Гортензия другого мнения, но Бонапарт продолжает подтрунивать.
— Дети всегда любят родителей меньше, чем родители любят их. Это в природе вещей. Посмотрите на птенцов. Едва выучившись летать, они покидают гнездо и больше не возвращаются.
Слезы у Жозефины струятся еще обильней, первый консул сажает ее к себе на колени и с улыбкой говорит:
— Бедная женщина! Как она несчастна! У нее муж, который любит только ее, но этого ей мало. По делу-то обижаться надо было бы мне: ты любишь своих детей больше, чем меня.
— Нет, — возражает Жозефина, — ты не вправе сомневаться в моей привязанности, но когда дети не со мной, мое счастье не полно.
— Чего же недостает тебе для счастья? Муж у тебя не хуже любого другого, у тебя двое детей, которые доставляют тебе только удовлетворение. Да ты в сорочке родилась!

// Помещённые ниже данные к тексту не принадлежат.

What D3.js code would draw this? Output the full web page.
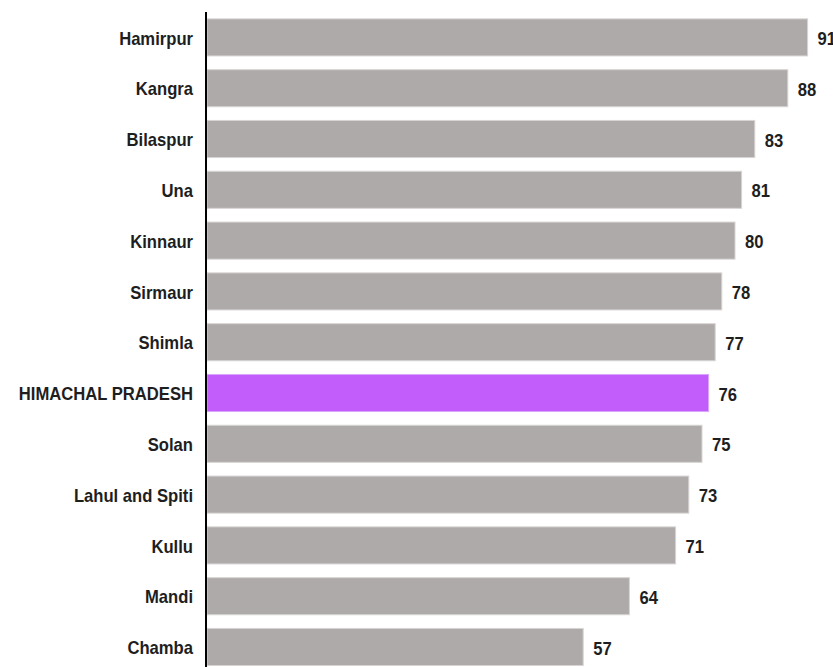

— Это верно, — соглашается она, улыбаясь сквозь слезы.
«И плач уступил место веселости», — заключает Гортензия в конце сцены.
Слезы вскоре полились вновь. Жозефина опять в страхе.
Вместе с Евгением, произведенным 2 2 декабря в капитаны, Бонапарт в мае 1800 года покинул Париж и отправился на войну с Австрией. Его цель? Перейти Альпы и захватить Италию, как когда-то Франциск I. Последний вечер они провели в Опере, где первого консула встретили овацией. Там был оглашен бюллетень о победе Моро при Штокахе, а в два часа ночи, обняв на прощание Жозефину, Бонапарт вскочил в почтовую карету. Он был уверен — уезжать можно спокойно. Париж снова зажил веселой, элегантной жизнью.